David Leonhardt, writing in the New York Times, punctures that conservative talking point: "The noise about rationing is not really a courageous stand against less medical care. It’s a utopian stand against better medical care." He notes that we are always already rationing (nobody gets their medical care without sacrificing something, even if it's only a couple bucks), only we don't call it that when richer people reap its benefits.
The high cost of care means that some employers can’t afford to offer health insurance and still pay a competitive wage. Those high costs mean that individuals can’t buy insurance on their own.
The uninsured still receive some health care, obviously. But they get less care, and worse care, than they need. The Institute of Medicine has estimated that 18,000 people died in 2000 because they lacked insurance. By 2006, the number had risen to 22,000, according to the Urban Institute.
The final form of rationing is ... the failure to provide certain types of care, even to people with health insurance. Doctors are generally not paid to do the blocking and tackling of medicine: collaboration, probing conversations with patients, small steps that avoid medical errors. Many doctors still do such things, out of professional pride. But the full medical system doesn’t do nearly enough.

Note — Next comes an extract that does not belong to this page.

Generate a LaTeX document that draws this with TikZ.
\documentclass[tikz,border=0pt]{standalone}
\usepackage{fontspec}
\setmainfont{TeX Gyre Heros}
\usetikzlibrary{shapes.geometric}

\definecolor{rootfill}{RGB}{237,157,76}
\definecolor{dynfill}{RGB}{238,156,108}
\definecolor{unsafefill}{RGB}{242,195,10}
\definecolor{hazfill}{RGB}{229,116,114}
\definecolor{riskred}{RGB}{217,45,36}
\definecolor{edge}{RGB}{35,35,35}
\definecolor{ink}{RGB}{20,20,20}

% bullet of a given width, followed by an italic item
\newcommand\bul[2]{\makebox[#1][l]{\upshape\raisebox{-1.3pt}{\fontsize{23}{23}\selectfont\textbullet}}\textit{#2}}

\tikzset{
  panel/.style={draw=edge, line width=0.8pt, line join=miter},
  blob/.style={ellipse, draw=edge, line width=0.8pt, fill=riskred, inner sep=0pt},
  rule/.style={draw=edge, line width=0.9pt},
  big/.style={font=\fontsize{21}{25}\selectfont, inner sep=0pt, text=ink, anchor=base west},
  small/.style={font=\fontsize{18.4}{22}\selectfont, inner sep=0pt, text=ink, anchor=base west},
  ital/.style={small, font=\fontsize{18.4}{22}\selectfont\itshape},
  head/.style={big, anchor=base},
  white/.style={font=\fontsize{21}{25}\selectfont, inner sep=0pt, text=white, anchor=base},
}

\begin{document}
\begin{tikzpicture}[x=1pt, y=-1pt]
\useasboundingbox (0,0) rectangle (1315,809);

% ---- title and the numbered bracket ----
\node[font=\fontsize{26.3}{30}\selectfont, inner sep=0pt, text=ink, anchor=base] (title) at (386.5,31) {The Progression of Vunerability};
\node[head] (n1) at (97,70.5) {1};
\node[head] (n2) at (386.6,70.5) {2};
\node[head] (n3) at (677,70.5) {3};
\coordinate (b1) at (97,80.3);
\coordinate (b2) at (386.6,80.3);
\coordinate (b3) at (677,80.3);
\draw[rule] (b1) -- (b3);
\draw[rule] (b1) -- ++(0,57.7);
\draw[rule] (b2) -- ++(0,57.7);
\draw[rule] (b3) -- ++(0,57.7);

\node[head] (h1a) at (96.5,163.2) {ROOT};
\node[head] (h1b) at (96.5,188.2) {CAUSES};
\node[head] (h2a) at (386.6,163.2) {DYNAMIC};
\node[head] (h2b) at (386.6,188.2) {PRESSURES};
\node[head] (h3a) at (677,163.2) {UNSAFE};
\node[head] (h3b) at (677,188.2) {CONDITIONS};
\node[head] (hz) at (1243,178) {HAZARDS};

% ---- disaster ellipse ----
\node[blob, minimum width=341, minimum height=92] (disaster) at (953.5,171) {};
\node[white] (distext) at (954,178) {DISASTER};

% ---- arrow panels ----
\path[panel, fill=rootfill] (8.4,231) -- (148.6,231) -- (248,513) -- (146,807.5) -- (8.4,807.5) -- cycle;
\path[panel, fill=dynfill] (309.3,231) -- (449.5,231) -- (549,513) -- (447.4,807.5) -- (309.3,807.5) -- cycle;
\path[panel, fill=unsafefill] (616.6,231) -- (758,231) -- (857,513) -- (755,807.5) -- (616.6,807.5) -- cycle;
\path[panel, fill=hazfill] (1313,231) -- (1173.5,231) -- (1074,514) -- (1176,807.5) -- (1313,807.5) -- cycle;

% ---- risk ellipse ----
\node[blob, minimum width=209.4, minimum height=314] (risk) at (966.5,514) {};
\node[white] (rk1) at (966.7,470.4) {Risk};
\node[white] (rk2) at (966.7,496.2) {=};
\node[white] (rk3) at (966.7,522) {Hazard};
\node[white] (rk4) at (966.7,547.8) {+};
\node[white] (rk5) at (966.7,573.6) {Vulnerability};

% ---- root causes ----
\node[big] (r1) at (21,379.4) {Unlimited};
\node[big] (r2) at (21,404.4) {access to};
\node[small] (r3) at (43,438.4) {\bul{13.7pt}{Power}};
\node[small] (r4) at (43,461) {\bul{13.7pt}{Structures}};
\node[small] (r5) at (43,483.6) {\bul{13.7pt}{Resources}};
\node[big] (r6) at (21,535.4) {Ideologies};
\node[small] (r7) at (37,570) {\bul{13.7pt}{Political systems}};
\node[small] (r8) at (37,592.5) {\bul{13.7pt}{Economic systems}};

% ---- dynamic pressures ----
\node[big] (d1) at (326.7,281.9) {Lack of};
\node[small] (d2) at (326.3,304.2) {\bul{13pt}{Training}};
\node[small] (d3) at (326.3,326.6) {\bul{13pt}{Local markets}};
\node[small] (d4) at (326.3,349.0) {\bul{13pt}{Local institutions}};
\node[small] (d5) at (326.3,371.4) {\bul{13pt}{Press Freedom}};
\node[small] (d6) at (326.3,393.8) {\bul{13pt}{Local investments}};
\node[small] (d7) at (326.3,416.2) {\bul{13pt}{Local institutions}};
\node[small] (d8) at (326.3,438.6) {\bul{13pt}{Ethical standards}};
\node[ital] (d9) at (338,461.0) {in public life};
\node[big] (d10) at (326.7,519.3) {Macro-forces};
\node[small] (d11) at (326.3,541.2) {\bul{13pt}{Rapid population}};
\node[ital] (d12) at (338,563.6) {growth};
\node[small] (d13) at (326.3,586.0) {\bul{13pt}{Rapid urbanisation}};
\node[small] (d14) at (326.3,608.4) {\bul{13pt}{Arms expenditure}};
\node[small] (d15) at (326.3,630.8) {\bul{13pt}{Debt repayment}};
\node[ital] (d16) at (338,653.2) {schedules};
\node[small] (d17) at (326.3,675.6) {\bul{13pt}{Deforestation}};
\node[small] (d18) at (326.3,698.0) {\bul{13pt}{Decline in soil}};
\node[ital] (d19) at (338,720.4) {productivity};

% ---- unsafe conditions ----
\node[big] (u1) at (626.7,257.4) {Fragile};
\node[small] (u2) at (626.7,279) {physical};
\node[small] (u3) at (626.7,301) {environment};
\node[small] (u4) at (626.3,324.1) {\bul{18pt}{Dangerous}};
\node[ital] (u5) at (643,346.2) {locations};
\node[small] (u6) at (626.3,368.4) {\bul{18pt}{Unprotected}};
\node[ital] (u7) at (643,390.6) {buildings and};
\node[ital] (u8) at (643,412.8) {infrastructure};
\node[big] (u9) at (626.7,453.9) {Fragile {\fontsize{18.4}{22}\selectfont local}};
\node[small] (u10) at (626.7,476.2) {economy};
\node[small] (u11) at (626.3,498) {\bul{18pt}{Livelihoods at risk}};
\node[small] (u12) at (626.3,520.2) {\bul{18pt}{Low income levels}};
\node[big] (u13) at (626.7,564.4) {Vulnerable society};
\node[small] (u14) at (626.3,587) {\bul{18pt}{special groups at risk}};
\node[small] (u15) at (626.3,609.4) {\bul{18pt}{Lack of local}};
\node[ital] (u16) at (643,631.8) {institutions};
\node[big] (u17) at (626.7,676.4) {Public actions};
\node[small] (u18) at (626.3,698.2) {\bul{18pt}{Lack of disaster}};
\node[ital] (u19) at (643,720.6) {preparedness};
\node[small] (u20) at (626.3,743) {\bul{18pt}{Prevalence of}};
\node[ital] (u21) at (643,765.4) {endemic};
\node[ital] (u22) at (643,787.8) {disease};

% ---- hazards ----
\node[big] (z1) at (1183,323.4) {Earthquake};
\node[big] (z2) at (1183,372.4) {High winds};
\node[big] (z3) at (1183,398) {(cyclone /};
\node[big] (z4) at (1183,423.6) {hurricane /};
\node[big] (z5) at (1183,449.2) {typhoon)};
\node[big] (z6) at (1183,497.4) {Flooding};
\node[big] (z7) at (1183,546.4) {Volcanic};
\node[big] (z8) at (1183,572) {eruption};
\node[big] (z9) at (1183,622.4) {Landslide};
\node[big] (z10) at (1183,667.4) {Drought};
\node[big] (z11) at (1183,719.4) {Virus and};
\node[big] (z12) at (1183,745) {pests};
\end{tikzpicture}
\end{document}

Professional pride is a thin thread from which to hang the health of a country, particularly one as enamored with "rational self-interest" as the U.S. is. And the AMA -- which boos Obama and decries the public option because it might deprive them of the opportunity of bilking insurance companies -- does not give me much faith in the "professional pride" of doctors, though as one doctor notes here, the AMA is losing membership quickly. (It not represents less than a quarter of practicing physicians.) Clearly, the legal and social framework should be changed to align incentives with that professional pride, to make it easy for doctors to do the right things, help patients and overall healthfulness, rather than make it easy for them to rationalize doing the wrong thing and buy an extra Lexus or two. Gawande recommends that communities adopt a Mayo Clinic model in which doctors are paid a salary, rather than charging per visit and procedure, and work together to determine the course of a particular patient's care, serving as a check on one another for unnecessary tests and such. I suspect the AMA does not concur.